New Nat Geo Film Spots Leopards’ Lighter Side

Ah, leopards — majestic creatures. Fearsome hunters, the dappled cats glide across Africa’s Serengeti like ghosts, able to melt away into the landscape, day or night, and rain terror upon unsuspecting prey.

All that would be news to the star of a new film premiering soon on Nat Geo WILD, “The Unlikely Leopard.” The documentary tracks the first years of a clumsy, awkward, mama’s-boy of a leopard who seems a bit ill-suited for the lofty mantle often reserved for these big cats.

The film is the latest from Dereck and Beverly Joubert, seasoned filmmakers who have dedicated their lives to documenting the dramatic stories of Africa’s lions and other big cats — and their increasingly dire circumstances, which have sent their numbers plummeting in recent decades. It can get a bit depressing, they said, to compare the crowds of lions and other cats they regularly saw 30 years ago, to the far more paltry numbers they see today.

Unexpected comedy

Enter “The Unlikely Leopard,” a film that introduces its star when he is a tiny, 10-day-old, thoroughly irresistible cat. The film is certainly a departure for the duo, the husband-and-wife team said. There was a lot more laughter than usual.

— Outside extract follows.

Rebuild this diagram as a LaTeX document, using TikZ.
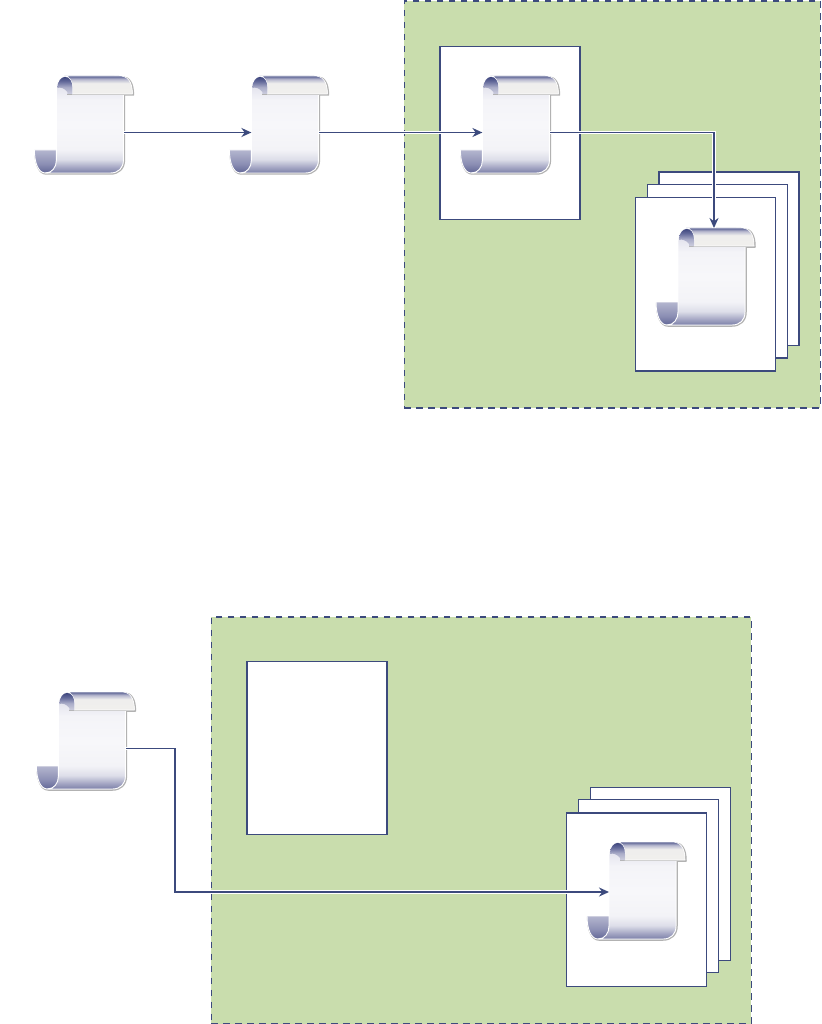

“There were moments that we would crack up over and over just watching him fall out of a tree or play with something he shouldn’t play with,” Beverly told OurAmazingPlanet. “He seemed to not quite want to do what normal leopards do.”

The Jouberts said they had no idea the little leopard would prove to offer such comic relief. “We just happened to find a young leopard, and I think that he told us his story,” Dereck said.

Beautifully shot, impeccably edited and skillfully written, actor Jeremy Irons’ narration — which is delivered with both gravitas and understated British humor — adds a final bit of sparkle to an already arresting film.

Life among the cats

The Jouberts, South African natives who have lived out of a tent on an island in Botswana for nearly three decades, said that despite the laughter the leopard’s antics provoked, filming the growing cat and his watchful mother was an enormous challenge. Unlike lions, which make their presence known and are very social creatures, leopards are far more solitary, and tend to stay on the move, blending seamlessly into their surroundings.

“So we had a rule,” Dereck said. “One of us had to be watching the cat at all times. If I had to change a lens, Beverly had to watch the cat. With leopards, if they even just roll over, they can disappear.”

In fact, leopards are indeed disappearing, suffering steep declines in many parts of Africa, due to human-cat conflict and a thriving black market for their unmistakable spotted fur, coveted for both its beauty and as a symbol of power. The big cats are nearly extinct in north Africa, according to the International Union for the Conservation of Nature, an independent body that assesses the status of species around the world.

Yet in spite of the serious underlying issues, Beverly said, “making this film and spending time with this leopard was a wonderful chance to be joyful.”

The Jouberts said they hope that their film not only provokes some laughter, but provokes thought and — perhaps most important — further action to protect leopards.

“The Unlikely Leopard” premieres Sunday, July 15, at 9 p.m. ET/PT on Nat Geo WILD.